Later in the same chapter Joseph’s sons are again singled out. When Joseph learned that his father’s last days were upon him he rushed to his father’s bedside, bringing his sons with him. Joseph put forth his sons to be blessed by Jacob “And he blessed them on that day saying, by you shall Israel bless saying, ‘may God make you like Ephraim and Menashe’…” (48:20) Indeed, it has since been the practice of the Jewish people to bless our children on Friday nights using the phrase, ‘May God make you like Ephraim and Menashe.’
Numerous explanations are offered by commentaries to help us understand why Ephraim and Menashe are the models for Jewish children. One meaning which has always resonated with me is the idea that Joseph’s two sons were the first of Jacob’s descendants to have grown up in a society with a lifestyle and values contrary to those embraced by our tradition. Despite their environment they succeeded in remaining true to their heritage. Jacob foresaw a future for his descendants which included many years of exile among nations with lower moral standards and with lifestyles inconsistent with a Jewish way of life. Jacob saw the successful upbringing of Joseph’s sons in Egypt and it gave him optimism and hope for the future of his family. ‘Let them all be immune to the negative influences of hedonistic societies, just like Ephraim and Menashe.’
It remains for us to understand why these two grandchildren of Jacob were ‘upgraded’ to the status of full tribes of Israel. Numerous explanations are offered in regards to this question as well. I recently read an astute observation by a colleague which pertains to this very question. Joseph led a life of great success on the one hand, but of great tragedy on the other. His youth was plagued by the jealousy his brothers felt toward him. Although favored by his father, Joseph paid a heavy price for that privilege. He was never ‘one of them.’ Joseph was later enslaved in Egypt, compounding his estrangement. Even when he achieved the high position of Viceroy of Egypt Joseph remained apart from his subjects, never fully trusted by Egypt. It is evident from the passage near the end of Parshat Miketz (when Joseph ate at a table alone) that the Egyptians considered him of a lower class. Now, with the whole family back together and all the quarrels appearing resolved, Joseph is still distrusted by his brothers. They remain concerned that after their father’s death Joseph will seek revenge. Joseph was a very lonely man.

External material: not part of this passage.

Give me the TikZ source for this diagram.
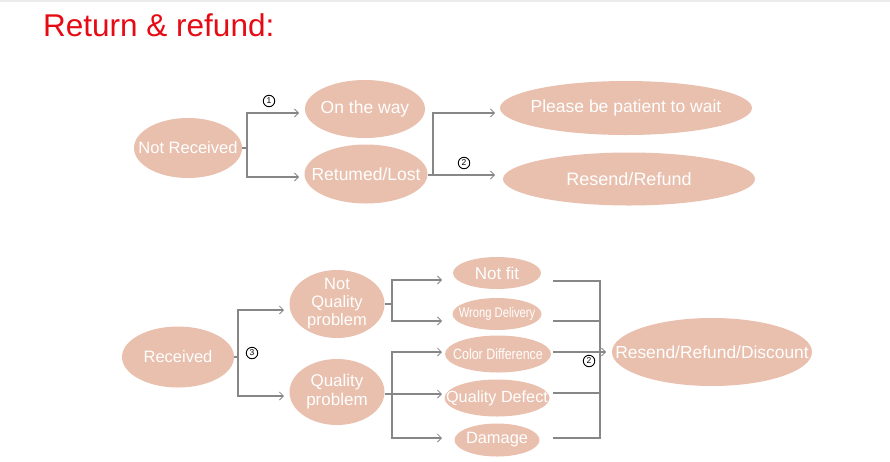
\documentclass[tikz,border=0pt]{standalone}
\usepackage{fontspec}
\setmainfont{Liberation Sans}
\usetikzlibrary{shapes.geometric,arrows.meta}
\definecolor{salmon}{RGB}{233,191,173}
\definecolor{linegray}{RGB}{135,135,135}
\definecolor{titlered}{RGB}{230,10,20}
\newcommand{\fs}[1]{\fontsize{#1}{#1}\selectfont}
\newcommand{\zb}[1]{\makebox[0pt]{#1}}
\begin{document}
\begin{tikzpicture}[x=1pt,y=-1pt,
  el/.style={ellipse, fill=salmon, draw=none, text=white, inner sep=0pt, outer sep=0pt, align=center},
  conn/.style={draw=linegray, line width=1.4pt, -{Straight Barb[length=4pt,width=8pt,line width=0.8pt]}},
  ln/.style={draw=linegray, line width=1.4pt},
  num/.style={circle, draw=black, line width=0.9pt, minimum size=11.5pt, inner sep=0pt, font=\fs{8.5}}]
\useasboundingbox (0,0) rectangle (890,461);
\fill[black!8] (0,0) rectangle (890,2);
\node[anchor=base west, text=titlered, font=\fs{31.5}, inner sep=0pt] (title) at (43,36) {Return \& refund:};

% top part
\node[el, minimum width=108pt, minimum height=60pt, font=\fs{16.5}] (nr) at (188,148) {\zb{Not Received}};
\node[el, minimum width=120pt, minimum height=58pt, font=\fs{17.5}] (ow) at (365,109) {\zb{On the way}};
\node[el, minimum width=123pt, minimum height=59pt, font=\fs{17.5}] (rl) at (366,174) {\zb{Retumed/Lost}};
\node[el, minimum width=252pt, minimum height=54pt, font=\fs{17.5}] (pw) at (626,108) {\zb{Please be patient to wait}};
\node[el, minimum width=252pt, minimum height=53pt, font=\fs{18}] (rr) at (629,179) {\zb{Resend/Refund}};

\coordinate (b1) at (247,148);
\coordinate (a1) at (299,113);
\coordinate (a2) at (299,177);
\draw[ln] (nr.east) -- (b1);
\draw[conn] (b1) |- (a1);
\draw[conn] (b1) |- (a2);
\node[num] (n1) at (269,101) {1};

\coordinate (b2) at (433,175);
\coordinate (a3) at (495,113);
\coordinate (a4) at (495,175);
\draw[ln] (rl.east |- b2) -- (b2);
\draw[conn] (b2) |- (a3);
\draw[conn] (b2) -- (a4);
\node[num] (n2) at (464,163) {2};

% bottom part
\node[el, minimum width=112pt, minimum height=61pt, font=\fs{16.5}] (rc) at (178,357) {\zb{Received}};
\node[el, minimum width=95pt, minimum height=68pt, inner ysep=-5pt, font={\fontsize{16.5}{18}\selectfont}] (nq) at (337,304) {Not\\Quality\\problem};
\node[el, minimum width=95pt, minimum height=66pt, font={\fontsize{17}{19}\selectfont}] (qp) at (337,392) {Quality\\problem};
\node[el, minimum width=88pt, minimum height=32pt, font=\fs{17}] (nf) at (497,273) {\zb{Not fit}};
\node[el, minimum width=89pt, minimum height=32pt, font=\fs{14}] (wd) at (497,314) {\zb{\scalebox{0.8}[1]{Wrong Delivery}}};
\node[el, minimum width=106pt, minimum height=37pt, font=\fs{15}] (cd) at (498,354) {\zb{\scalebox{0.83}[1]{Color Difference}}};
\node[el, minimum width=105pt, minimum height=37pt, font=\fs{16.2}] (qd) at (497,398) {\zb{Quality Defect}};
\node[el, minimum width=85pt, minimum height=33pt, font=\fs{16.4}] (dm) at (497,440) {\zb{Damage}};
\node[el, minimum width=200pt, minimum height=68pt, font=\fs{17.4}] (rd) at (712,352) {\zb{Resend/Refund/Discount}};

\coordinate (b3) at (238,357);
\coordinate (a5) at (284,310);
\coordinate (a6) at (284,396);
\draw[ln] (rc.east) -- (b3);
\draw[conn] (b3) |- (a5);
\draw[conn] (b3) |- (a6);
\node[num] (n3) at (252,353) {3};

\coordinate (b4) at (392,304);
\coordinate (a7) at (442,280);
\coordinate (a8) at (442,321);
\draw[ln] (nq.east) -- (b4);
\draw[conn] (b4) |- (a7);
\draw[conn] (b4) |- (a8);

\coordinate (b5) at (392,394);
\coordinate (a9) at (442,352);
\coordinate (a10) at (442,394);
\coordinate (a11) at (442,438);
\draw[ln] (qp.east |- b5) -- (b5);
\draw[conn] (b5) |- (a9);
\draw[conn] (b5) -- (a10);
\draw[conn] (b5) |- (a11);

\coordinate (s1) at (553,281);
\coordinate (s2) at (553,321);
\coordinate (s3) at (553,352);
\coordinate (s4) at (553,393);
\coordinate (s5) at (553,438);
\coordinate (v1) at (600,281);
\coordinate (v5) at (600,438);
\coordinate (vm) at (600,352);
\coordinate (a12) at (606,352);
\draw[ln] (s1) -- (v1) -- (v5) -- (s5);
\draw[ln] (s2) -- (s2 -| v1);
\draw[ln] (s3) -- (vm);
\draw[ln] (s4) -- (s4 -| v1);
\draw[conn] (vm) -- (a12);
\node[num] (n4) at (589,361) {2};
\end{tikzpicture}
\end{document}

Jacob perhaps recognized this isolation of Joseph and felt it was his destiny. Even posthumously Joseph would not be named with his brothers. Joseph could not fit in. His sons therefore replaced him in the line-up of tribes. The complexity of Joseph’s life is thus mirrored in Jacob’s blessing. Just as in Egypt Joseph had great material success, he similarly received a ‘double’ portion by becoming two tribes through his sons. At the same time, however, Joseph’s personal alienation from his brothers was made permanent by removing his own name from the list of tribes of Israel.